• **Provided information**
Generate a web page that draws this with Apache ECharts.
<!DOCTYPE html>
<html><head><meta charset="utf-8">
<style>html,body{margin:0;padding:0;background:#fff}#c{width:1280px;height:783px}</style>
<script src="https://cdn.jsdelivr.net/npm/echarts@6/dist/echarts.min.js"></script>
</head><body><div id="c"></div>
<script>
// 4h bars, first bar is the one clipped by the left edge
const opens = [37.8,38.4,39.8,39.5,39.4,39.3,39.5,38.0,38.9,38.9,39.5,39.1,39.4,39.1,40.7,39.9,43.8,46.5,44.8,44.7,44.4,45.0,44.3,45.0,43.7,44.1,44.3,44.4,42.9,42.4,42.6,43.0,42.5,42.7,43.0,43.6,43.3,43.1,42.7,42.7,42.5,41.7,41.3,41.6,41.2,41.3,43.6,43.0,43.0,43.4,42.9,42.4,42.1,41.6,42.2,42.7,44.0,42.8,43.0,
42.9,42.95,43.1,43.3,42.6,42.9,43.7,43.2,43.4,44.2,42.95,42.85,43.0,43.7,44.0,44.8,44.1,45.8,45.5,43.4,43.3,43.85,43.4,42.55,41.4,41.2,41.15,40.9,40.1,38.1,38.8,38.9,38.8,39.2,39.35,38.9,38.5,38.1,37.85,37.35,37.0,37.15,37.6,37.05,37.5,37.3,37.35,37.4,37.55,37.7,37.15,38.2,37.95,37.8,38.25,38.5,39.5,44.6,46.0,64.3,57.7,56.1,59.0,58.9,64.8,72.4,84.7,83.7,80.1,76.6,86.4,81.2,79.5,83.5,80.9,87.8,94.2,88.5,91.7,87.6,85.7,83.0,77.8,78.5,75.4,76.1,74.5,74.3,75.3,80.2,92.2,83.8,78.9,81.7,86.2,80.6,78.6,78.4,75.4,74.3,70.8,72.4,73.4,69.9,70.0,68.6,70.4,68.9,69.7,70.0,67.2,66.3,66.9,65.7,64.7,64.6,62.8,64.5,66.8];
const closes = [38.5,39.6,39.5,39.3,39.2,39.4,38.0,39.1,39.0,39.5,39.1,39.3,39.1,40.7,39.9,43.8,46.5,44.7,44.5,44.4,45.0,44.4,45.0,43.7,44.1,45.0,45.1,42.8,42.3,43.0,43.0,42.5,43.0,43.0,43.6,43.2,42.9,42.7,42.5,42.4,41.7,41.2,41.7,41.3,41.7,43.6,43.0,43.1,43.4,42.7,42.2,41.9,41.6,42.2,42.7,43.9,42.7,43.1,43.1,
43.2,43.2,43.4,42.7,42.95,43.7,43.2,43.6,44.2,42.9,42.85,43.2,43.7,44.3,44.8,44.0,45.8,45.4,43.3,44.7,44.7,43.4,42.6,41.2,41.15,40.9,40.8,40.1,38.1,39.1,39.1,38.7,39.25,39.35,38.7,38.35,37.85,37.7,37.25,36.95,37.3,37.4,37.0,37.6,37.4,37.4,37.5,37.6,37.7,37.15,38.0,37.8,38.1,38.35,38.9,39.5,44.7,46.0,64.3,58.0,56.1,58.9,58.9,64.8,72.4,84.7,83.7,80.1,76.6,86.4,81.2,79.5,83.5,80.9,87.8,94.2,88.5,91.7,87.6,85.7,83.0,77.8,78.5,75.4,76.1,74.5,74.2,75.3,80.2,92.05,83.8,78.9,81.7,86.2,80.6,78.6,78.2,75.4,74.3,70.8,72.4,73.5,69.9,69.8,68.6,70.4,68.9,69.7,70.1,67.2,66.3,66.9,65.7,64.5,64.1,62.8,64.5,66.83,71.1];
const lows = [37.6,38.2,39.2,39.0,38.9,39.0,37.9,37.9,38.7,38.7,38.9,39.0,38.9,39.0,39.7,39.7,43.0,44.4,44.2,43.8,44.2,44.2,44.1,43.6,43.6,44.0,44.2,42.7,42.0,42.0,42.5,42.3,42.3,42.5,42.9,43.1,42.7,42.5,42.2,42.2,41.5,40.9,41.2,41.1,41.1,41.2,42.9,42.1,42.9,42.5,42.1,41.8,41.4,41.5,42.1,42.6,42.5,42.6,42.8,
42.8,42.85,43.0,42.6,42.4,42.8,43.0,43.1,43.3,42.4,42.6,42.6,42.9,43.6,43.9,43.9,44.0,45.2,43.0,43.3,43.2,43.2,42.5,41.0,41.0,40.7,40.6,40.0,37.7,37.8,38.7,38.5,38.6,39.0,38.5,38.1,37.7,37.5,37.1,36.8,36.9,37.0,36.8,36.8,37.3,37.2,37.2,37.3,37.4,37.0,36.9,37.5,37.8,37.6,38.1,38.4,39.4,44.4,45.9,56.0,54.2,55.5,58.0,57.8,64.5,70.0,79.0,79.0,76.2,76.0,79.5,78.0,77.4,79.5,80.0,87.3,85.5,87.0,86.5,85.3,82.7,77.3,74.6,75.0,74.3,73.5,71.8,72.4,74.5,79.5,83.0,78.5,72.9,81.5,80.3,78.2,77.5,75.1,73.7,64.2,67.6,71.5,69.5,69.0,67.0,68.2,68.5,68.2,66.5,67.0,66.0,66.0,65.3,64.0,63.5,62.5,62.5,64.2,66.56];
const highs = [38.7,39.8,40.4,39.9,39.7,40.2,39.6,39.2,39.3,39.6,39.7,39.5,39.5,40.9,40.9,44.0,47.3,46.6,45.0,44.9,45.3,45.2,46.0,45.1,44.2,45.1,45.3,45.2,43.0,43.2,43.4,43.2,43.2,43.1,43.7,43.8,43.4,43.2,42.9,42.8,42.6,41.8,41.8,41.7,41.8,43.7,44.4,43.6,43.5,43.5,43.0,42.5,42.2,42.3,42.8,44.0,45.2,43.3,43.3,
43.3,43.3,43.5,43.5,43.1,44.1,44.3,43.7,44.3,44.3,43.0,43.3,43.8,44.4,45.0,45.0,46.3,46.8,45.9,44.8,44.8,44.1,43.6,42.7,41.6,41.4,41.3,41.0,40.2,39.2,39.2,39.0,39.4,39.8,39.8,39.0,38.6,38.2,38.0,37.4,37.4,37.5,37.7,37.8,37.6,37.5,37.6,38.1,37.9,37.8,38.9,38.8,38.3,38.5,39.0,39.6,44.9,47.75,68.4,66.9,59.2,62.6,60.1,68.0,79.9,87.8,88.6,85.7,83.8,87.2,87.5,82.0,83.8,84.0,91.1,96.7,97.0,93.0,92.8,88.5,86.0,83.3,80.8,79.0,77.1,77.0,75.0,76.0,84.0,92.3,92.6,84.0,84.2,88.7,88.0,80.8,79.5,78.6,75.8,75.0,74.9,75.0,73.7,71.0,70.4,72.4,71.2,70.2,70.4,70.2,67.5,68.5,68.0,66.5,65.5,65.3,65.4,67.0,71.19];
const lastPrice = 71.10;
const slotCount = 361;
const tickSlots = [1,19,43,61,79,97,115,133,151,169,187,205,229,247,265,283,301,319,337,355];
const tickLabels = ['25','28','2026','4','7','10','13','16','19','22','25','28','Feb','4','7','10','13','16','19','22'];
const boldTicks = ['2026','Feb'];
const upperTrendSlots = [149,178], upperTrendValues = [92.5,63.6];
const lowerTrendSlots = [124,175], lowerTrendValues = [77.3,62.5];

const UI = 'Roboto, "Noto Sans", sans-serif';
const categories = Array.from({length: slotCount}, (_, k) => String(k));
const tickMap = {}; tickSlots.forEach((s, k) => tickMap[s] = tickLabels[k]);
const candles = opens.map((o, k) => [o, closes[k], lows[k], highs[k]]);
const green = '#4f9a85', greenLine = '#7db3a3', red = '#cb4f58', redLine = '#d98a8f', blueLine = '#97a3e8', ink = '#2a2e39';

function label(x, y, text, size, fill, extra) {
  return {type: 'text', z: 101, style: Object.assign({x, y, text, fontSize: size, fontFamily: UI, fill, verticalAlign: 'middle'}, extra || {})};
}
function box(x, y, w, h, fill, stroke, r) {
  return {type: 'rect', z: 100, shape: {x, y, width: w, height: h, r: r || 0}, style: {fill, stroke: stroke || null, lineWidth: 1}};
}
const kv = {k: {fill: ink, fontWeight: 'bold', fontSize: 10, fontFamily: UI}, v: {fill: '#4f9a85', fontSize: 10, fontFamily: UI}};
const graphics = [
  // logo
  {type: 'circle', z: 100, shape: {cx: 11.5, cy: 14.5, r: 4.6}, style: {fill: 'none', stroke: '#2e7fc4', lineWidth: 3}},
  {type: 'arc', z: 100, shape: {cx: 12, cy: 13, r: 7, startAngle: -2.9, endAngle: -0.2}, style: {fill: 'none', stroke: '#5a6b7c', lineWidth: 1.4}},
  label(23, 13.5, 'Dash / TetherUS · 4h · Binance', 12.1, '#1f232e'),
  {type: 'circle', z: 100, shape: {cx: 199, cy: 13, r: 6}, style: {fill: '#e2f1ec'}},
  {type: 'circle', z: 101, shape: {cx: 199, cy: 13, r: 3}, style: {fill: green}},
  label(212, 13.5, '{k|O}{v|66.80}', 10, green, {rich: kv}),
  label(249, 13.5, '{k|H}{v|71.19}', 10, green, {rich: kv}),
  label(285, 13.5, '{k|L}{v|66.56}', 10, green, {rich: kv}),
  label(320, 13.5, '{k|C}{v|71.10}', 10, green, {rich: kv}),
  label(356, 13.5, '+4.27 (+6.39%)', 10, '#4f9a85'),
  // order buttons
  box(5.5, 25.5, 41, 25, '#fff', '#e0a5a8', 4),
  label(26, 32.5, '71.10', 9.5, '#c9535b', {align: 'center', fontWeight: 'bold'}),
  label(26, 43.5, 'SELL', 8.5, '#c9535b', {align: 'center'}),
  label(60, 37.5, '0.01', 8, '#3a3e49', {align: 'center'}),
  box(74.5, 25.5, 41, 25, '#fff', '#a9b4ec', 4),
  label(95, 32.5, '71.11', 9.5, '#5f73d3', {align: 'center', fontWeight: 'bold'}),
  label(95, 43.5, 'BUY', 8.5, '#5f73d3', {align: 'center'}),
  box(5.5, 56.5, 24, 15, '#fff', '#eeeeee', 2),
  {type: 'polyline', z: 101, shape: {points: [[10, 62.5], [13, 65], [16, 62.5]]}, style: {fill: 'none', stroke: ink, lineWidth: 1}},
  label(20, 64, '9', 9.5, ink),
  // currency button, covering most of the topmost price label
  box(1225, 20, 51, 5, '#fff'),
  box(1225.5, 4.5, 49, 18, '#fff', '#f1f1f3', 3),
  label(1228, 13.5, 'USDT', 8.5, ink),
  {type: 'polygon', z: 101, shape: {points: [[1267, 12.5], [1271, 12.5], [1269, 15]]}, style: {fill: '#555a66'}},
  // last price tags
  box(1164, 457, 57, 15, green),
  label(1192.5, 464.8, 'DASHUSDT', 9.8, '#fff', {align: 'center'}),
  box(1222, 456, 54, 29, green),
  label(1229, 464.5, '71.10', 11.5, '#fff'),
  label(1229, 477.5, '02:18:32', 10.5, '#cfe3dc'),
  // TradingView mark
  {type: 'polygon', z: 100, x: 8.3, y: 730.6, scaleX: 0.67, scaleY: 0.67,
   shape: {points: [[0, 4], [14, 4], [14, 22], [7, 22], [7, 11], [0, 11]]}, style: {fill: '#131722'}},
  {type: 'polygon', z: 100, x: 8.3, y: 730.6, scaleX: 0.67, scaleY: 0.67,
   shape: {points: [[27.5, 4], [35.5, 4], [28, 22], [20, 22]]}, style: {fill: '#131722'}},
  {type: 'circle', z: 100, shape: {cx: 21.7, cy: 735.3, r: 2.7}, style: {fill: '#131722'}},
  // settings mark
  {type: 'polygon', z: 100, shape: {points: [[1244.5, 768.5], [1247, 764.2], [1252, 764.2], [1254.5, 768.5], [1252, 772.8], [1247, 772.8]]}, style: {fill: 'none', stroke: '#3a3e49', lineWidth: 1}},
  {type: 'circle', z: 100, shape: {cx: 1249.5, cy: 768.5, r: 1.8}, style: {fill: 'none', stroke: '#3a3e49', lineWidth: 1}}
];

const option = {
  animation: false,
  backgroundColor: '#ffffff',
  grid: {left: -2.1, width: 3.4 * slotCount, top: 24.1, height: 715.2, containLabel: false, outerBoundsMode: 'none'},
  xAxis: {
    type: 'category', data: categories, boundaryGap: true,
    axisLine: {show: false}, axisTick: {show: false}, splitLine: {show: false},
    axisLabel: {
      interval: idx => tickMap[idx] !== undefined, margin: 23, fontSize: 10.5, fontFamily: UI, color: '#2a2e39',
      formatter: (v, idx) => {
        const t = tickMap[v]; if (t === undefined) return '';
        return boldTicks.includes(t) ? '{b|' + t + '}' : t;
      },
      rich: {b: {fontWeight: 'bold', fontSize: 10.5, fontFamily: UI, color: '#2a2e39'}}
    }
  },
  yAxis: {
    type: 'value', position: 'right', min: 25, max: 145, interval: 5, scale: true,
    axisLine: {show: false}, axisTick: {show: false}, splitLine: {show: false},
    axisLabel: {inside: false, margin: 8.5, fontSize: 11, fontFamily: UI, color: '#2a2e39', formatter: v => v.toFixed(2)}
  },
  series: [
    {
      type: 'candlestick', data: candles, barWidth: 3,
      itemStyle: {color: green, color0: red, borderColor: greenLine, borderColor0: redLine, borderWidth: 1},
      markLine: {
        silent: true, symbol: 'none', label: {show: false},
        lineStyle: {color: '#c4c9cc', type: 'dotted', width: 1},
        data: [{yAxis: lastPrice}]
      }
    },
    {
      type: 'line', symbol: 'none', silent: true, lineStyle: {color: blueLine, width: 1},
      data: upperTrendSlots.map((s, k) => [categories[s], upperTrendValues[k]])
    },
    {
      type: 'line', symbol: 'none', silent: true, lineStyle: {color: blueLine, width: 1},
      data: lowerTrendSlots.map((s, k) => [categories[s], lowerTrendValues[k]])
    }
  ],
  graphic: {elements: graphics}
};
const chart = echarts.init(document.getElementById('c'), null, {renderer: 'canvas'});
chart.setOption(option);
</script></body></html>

--

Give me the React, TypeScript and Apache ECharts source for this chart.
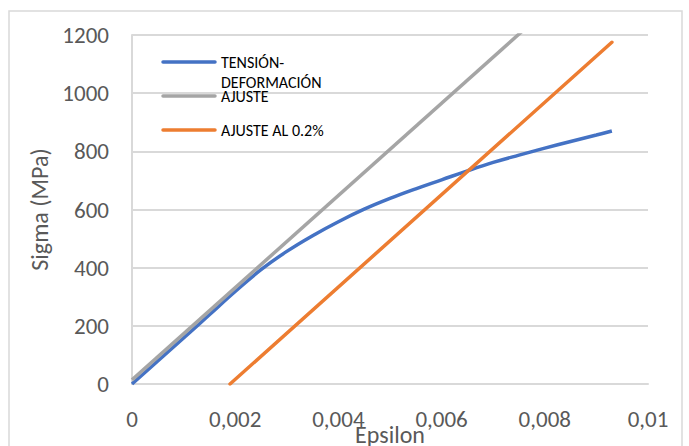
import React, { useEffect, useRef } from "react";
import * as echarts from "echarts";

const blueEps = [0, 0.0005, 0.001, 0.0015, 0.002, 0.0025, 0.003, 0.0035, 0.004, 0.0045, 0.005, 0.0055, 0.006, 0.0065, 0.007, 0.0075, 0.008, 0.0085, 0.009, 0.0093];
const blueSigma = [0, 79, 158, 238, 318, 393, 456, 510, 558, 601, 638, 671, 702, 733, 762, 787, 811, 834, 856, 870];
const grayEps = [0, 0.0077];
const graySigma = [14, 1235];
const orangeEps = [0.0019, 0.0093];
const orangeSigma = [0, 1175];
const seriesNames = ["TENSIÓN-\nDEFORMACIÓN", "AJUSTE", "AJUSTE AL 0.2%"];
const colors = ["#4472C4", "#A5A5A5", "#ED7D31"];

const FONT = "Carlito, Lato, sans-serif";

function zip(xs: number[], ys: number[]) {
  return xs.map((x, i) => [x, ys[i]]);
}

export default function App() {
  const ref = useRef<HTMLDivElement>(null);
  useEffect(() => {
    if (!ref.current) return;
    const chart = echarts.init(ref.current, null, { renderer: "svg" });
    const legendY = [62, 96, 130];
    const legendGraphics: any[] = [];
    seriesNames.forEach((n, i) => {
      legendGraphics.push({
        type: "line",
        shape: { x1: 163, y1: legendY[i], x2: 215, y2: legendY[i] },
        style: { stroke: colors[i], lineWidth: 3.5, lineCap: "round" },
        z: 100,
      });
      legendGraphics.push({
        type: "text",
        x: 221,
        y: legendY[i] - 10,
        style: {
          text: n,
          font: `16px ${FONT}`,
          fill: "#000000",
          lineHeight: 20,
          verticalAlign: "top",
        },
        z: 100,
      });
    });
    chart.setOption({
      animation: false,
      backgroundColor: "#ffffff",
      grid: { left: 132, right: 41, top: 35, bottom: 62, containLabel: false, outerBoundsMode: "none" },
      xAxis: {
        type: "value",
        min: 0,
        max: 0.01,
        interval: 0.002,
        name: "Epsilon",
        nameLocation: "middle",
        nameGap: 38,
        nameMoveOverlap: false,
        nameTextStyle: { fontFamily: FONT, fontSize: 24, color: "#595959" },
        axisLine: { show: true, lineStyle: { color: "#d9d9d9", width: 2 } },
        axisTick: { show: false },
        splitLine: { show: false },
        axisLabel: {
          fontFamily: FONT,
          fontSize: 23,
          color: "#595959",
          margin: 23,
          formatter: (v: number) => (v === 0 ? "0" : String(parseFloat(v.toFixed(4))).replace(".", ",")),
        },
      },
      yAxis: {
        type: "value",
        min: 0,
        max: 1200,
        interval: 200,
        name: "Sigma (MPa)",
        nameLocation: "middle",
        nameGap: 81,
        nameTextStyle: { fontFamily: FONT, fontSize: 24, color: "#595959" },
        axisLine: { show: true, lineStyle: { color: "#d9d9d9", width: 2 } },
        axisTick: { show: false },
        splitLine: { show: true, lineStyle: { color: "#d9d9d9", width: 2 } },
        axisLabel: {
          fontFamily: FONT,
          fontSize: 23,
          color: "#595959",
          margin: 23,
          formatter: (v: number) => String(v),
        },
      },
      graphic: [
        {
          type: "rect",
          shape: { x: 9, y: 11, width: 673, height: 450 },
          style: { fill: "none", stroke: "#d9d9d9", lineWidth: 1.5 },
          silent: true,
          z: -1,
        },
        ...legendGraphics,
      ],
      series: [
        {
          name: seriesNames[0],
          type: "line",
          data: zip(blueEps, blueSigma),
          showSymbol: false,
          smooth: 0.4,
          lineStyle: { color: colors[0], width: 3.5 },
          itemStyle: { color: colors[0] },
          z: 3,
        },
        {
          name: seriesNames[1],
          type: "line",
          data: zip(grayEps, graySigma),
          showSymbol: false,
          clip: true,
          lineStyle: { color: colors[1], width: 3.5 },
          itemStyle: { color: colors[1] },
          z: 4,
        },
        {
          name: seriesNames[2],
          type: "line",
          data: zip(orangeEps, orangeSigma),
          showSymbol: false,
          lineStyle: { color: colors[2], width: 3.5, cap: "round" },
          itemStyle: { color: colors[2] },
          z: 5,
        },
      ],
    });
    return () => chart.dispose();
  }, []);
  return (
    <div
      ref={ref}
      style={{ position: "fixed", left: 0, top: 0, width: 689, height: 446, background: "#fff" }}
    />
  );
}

• **Goal**
Only the lines between the one with "Give me the" and the one with "import * as", those two included, get copied from the material above. Keep it exact and free of pictures.

• **Worked answer**
Give me the React, TypeScript and Apache ECharts source for this chart.
import React, { useEffect, useRef } from "react";
import * as echarts from "echarts";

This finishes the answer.